- **What the exercise asks**:
Each line of the material below that holds the word "code" needs to be copied.

- **Listed records**:
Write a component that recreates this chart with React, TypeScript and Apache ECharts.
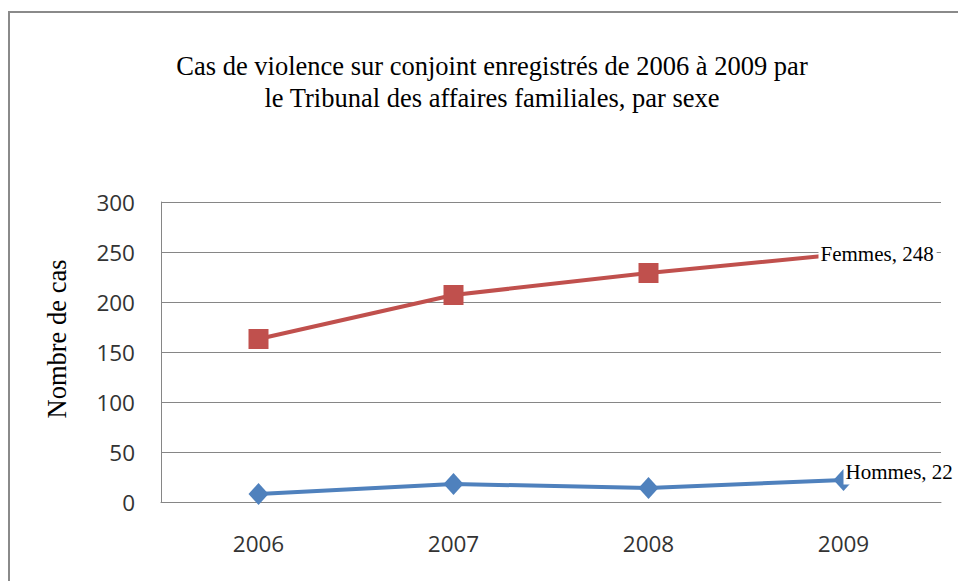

* * *

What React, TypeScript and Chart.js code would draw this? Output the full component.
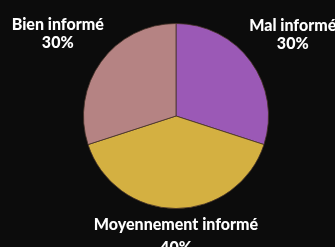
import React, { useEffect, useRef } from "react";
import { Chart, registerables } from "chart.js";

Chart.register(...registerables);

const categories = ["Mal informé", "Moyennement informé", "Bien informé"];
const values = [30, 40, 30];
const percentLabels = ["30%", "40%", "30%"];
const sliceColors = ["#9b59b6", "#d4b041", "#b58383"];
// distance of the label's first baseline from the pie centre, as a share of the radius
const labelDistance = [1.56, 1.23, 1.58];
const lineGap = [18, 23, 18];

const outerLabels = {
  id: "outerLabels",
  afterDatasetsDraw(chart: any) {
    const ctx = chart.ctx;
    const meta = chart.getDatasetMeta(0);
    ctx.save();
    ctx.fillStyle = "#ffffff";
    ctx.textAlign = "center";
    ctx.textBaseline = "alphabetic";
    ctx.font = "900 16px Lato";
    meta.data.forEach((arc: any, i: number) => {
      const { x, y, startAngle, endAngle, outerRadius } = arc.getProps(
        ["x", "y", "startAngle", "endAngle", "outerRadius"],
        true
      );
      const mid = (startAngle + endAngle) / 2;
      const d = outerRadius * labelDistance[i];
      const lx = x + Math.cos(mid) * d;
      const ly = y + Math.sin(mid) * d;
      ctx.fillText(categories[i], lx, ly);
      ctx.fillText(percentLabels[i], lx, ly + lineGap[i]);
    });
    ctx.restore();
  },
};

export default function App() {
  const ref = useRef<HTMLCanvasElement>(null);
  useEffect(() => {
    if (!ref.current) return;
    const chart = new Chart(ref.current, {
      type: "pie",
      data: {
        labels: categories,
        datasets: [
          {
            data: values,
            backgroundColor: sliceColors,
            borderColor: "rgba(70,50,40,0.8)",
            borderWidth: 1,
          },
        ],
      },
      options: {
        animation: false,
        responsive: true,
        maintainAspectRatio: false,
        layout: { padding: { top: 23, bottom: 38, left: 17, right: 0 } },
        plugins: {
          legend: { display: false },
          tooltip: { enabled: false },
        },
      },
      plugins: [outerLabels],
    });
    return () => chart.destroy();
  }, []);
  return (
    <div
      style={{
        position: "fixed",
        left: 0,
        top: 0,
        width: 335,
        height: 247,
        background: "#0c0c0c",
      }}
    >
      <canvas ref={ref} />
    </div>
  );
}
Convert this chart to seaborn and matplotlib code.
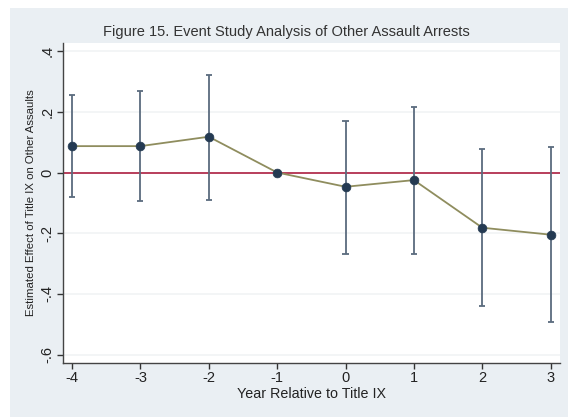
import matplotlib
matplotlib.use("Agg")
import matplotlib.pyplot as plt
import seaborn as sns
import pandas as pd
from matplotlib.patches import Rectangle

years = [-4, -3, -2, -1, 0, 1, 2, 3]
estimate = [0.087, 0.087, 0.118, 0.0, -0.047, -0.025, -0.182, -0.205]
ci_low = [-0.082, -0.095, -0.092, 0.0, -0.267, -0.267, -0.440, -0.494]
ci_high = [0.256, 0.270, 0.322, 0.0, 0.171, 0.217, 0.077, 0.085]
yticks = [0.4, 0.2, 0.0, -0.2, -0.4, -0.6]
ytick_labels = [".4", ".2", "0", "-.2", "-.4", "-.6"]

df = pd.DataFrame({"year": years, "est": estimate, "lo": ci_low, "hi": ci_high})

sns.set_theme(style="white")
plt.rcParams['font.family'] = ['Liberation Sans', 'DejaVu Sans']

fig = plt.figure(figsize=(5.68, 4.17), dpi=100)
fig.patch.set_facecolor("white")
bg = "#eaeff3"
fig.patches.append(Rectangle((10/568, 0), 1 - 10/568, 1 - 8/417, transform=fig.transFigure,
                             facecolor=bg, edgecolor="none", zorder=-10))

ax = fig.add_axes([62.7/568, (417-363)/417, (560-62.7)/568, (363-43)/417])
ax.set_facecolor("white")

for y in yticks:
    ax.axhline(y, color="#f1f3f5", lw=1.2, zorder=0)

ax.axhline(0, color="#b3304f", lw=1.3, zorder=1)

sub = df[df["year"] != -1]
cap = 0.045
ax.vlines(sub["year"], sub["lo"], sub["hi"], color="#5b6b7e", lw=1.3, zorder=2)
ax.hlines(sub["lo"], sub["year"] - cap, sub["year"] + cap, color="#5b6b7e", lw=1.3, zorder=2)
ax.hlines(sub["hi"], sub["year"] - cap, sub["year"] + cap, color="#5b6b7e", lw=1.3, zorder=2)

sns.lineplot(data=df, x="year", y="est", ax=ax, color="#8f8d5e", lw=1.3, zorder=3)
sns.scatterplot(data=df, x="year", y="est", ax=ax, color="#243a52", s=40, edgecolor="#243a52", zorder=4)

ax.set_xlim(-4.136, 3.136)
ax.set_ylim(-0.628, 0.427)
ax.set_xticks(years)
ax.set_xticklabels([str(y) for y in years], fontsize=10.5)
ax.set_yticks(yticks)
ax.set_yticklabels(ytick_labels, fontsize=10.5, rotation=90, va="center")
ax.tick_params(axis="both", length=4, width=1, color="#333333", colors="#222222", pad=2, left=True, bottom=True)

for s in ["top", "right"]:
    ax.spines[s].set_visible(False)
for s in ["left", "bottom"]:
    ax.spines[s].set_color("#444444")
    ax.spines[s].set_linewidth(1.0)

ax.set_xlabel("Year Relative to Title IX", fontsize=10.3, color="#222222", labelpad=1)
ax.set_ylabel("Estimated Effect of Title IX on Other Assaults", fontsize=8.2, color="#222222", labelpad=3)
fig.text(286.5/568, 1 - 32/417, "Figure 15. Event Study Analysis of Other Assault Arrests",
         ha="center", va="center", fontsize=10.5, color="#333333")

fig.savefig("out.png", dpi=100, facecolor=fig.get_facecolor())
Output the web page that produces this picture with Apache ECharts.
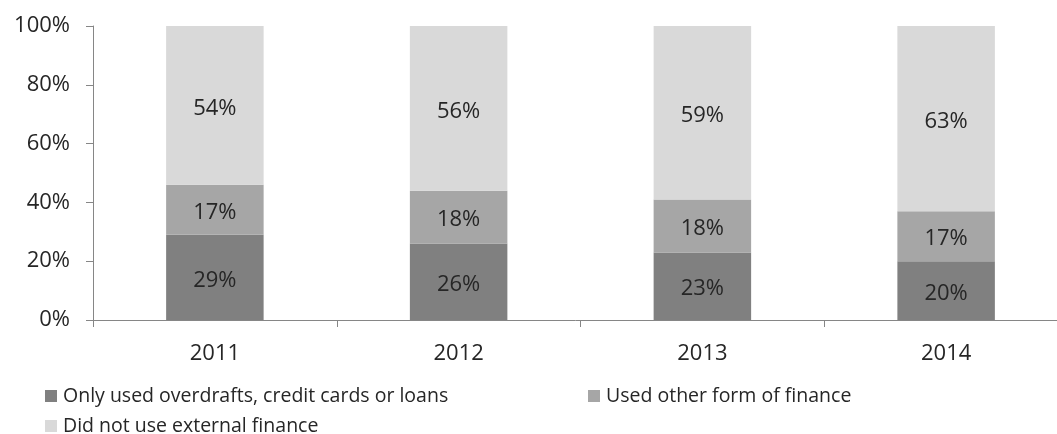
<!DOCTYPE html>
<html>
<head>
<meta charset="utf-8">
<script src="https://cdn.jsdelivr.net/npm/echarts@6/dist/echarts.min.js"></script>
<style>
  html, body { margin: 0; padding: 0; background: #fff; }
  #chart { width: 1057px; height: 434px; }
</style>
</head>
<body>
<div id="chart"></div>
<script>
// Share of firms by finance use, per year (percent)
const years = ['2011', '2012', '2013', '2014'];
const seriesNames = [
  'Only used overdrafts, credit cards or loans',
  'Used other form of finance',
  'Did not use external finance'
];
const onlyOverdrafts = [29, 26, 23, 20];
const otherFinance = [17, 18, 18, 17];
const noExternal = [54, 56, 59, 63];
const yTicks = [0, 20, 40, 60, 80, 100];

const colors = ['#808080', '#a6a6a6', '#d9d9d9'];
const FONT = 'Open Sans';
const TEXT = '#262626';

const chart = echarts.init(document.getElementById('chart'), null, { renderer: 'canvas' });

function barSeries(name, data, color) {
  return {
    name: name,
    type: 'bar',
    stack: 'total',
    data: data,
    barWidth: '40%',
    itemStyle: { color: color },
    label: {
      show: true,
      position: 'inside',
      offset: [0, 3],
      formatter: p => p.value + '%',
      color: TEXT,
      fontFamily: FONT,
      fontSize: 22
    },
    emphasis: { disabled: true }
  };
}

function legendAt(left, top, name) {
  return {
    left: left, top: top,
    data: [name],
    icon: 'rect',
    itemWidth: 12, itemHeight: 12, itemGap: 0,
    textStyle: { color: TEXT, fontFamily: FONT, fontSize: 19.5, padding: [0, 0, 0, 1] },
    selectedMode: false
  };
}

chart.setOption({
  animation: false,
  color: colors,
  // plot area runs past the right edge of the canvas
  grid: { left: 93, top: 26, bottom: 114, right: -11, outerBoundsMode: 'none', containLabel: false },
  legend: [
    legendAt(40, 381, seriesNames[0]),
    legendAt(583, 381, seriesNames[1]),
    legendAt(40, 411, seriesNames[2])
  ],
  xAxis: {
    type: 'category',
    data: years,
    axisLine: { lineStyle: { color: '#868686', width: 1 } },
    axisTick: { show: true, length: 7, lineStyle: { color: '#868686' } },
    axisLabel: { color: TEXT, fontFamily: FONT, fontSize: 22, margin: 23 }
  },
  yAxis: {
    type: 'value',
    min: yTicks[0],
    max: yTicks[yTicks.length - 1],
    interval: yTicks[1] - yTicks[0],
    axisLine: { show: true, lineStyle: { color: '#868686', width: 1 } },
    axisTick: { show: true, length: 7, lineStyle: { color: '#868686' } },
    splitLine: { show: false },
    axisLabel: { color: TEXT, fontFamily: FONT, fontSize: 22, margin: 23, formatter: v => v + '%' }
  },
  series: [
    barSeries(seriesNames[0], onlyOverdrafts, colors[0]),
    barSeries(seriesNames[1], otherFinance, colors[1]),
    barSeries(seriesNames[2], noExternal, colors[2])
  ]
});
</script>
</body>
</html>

- **Finished answer**:
What React, TypeScript and Chart.js code would draw this? Output the full component.
Convert this chart to seaborn and matplotlib code.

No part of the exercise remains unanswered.